Nancy Adams loves fairy tales, mysteries and fantasy, but as she approaches the HOT SEAT she soon realises there’s nothing fantastic about it. Nay, it’s an absolute mystery why she volunteered to sit in the flaming seat!
(Yes, I’m being very lame tonight! :-D)

pompei girl

Gday Nancy's online persona!

Let’s get started. What genre(s) do you write, Nancy?

I mostly write mystery, though lately I’ve begun experimenting with fantasy elements as well. My first serious efforts were historical mysteries and my current WIP is an urban fantasy/suspense set in Paris.  “Saint Nick and the Fir Tree” is primarily a little fantasy/fairy tale, but there is also a little hint of a murder mystery twist at the end.

[CJ: Ooh, I like the sound of the urban fantasy set in Paris!]

Tell us about your latest short story, Saint Nick and the Fir Tree,  in 25 words or less.

Saint Nick and his new Tree friend go out on the town, but a freak snowstorm brings their festivities to an unexpected conclusion.

Saint Nick is a short story for the holidays that I’ve just published. It’s available in both ebook and paperback formats. The paperback includes a couple of cute color illustrations by two very talented artist friends.

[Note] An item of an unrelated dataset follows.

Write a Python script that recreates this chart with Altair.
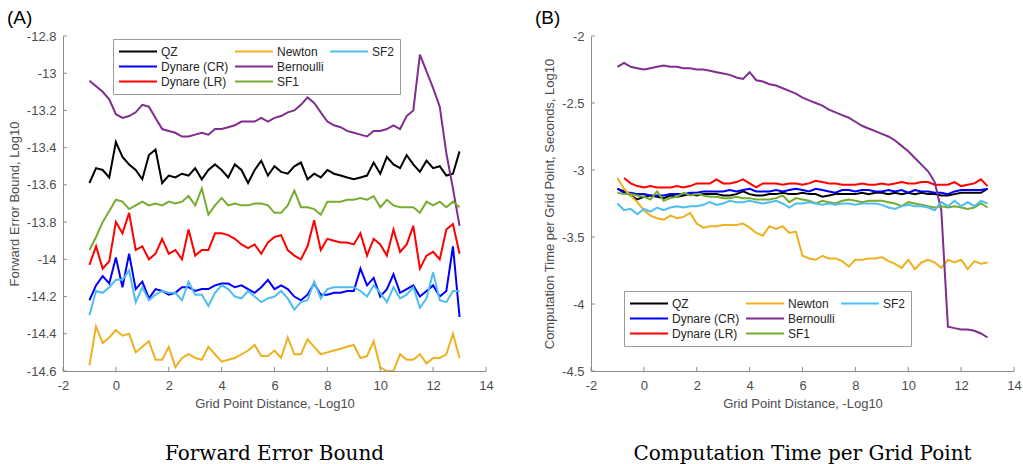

[CJ: Sounds like fun. Tell us more.]

It’s the day after Christmas, and Saint Nick’s on vacation. His first stop is the little town of Greenwood, where he sees what looks like a fir tree. The fir tree is really a yew that’s pruned in the shape of a Christmas tree, and it’s based on a real yew bush in our own backyard. In the story, the Christmas-tree shaped yew prefers to think of itself as a fir tree. Yews mean sadness, death, and funeral wreaths; fir trees mean Christmas. No contest!

Saint Nick invites the Tree on a little adventure that takes them from the local movie house (showing Miracle on 34th Street—what else?) to a diner, a tavern, and finally a long walk where they get lost in the snow-covered woods and Saint Nick literally stumbles on a big surprise.

Most of us write part time. How do you spend your time when you’re not writing?

I work full time, and when I’m not writing I love to read to relax. I do some occasional gardening, but not as much as I would like.

[CJ: My husband is the gardener in our family. I like to sit back and admire his handiwork. :-)]

Tell us a little about your writing process.

I began writing seriously about twelve years ago, and attended a mystery convention where I had an interview with an agent. I was very excited by her interest in the story and sent her the full manuscript, only to be told some months later that it very much needed an editor. That was the start of a long apprenticeship that got a great boost when I joined Sisters in Crime, an organization for mystery writers, and became part of their “Guppy” (i.e., “Great UnPublished”) chapter. Guppy friends, critique partners, and information was enormously helpful for my formation as a writer.

[CJ: I love the sound of Guppy. Sounds like an awesome group.]

They are!

The process has changed some over the years, but I always start a new manuscript as what’s called a “pantser,” as in “by-the-seat-of-your-pants.” In practice that means that I start with a scene or idea, but have no idea where it’s going to go. I discover the story’s path by sitting down to write the beginning. Typically that takes me only so far and then I have to stop and do some more organized kinds of brainstorming. 

[CJ: My last four HOT SEAT victims interviewees have all been pantsers. Who knew there were so many out there! :)]

Who or what are your biggest writing inspirations?

Oddly enough none of my major inspirations are mystery writers, though that is the genre I read the most. The Canadian author Robertson Davies is probably my biggest inspiration. His works aren’t fantasy in the strict sense of the word, but nonetheless they are magical. The novels are quick, compelling reads, but they also harbor depths. He was interested in Jungian psychology and also in religion, but there is nothing “heavy” about his stories. They are light as air, yet full of substance. Comedies in the sense that Shakespeare’s The Tempest is a comedy. If you don’t know him, start with either “The Rebel Angels” or “Fifth Business,” both wonderful, absolutely magical works. I bet you’ll become a fan!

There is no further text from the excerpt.